Temperature Effects on Vacuum Distillation and Watson K Factors

Vacuum Distillation Units process the fuel’s heavy distillates after settling on the bottom of the Atmospheric Distillation Unit and not vaporizing like the lighter fractions. Atmospheric Distillation is used for separation of light and heavy crudes. The heavy distillates require a vacuum because of how temperature and pressure affect molecules. Creating a vacuum chamber will greatly lower the pressure and uses Ideal Gas Law, one can use the correlation with a pressure drop then the required temperature will drop as well. This is desired because high temperatures will cause vibrations and allow for thermal cracking or destruction of bonds within a given molecule carbon chain.  Cracking the molecules would lead to coking on the metal surface of the distillation column and interfere with fractionation in distillation.

The Watson Characterization Factor gives refineries an idea of the range of temperatures for vacuum distillation to help avoid coking. A graph is comprised of temperature vs.
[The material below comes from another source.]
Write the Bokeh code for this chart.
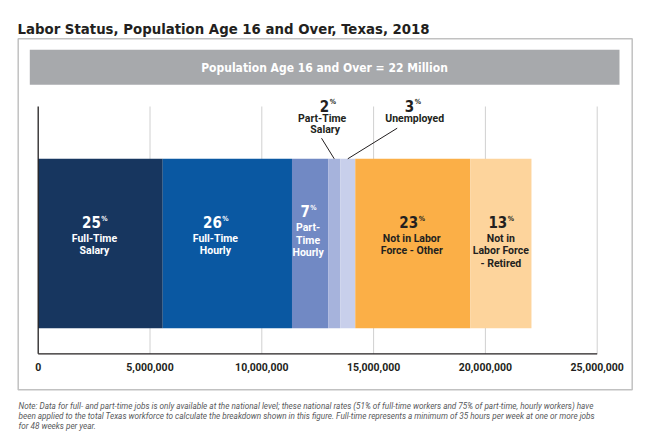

Watson K factor and a band is used for plotting this range on the graph. In most cases, the refineries will operate below the lower end temperature to avoid as much accumulation of carbonaceous material as possible.  Higher K factors are at lower temperatures (paraffins), which makes sense because paraffins are easily cracked. In comparison to aromatics, such as benzene, which are stabilized molecules and require higher temperatures to dissociate the molecules bonds.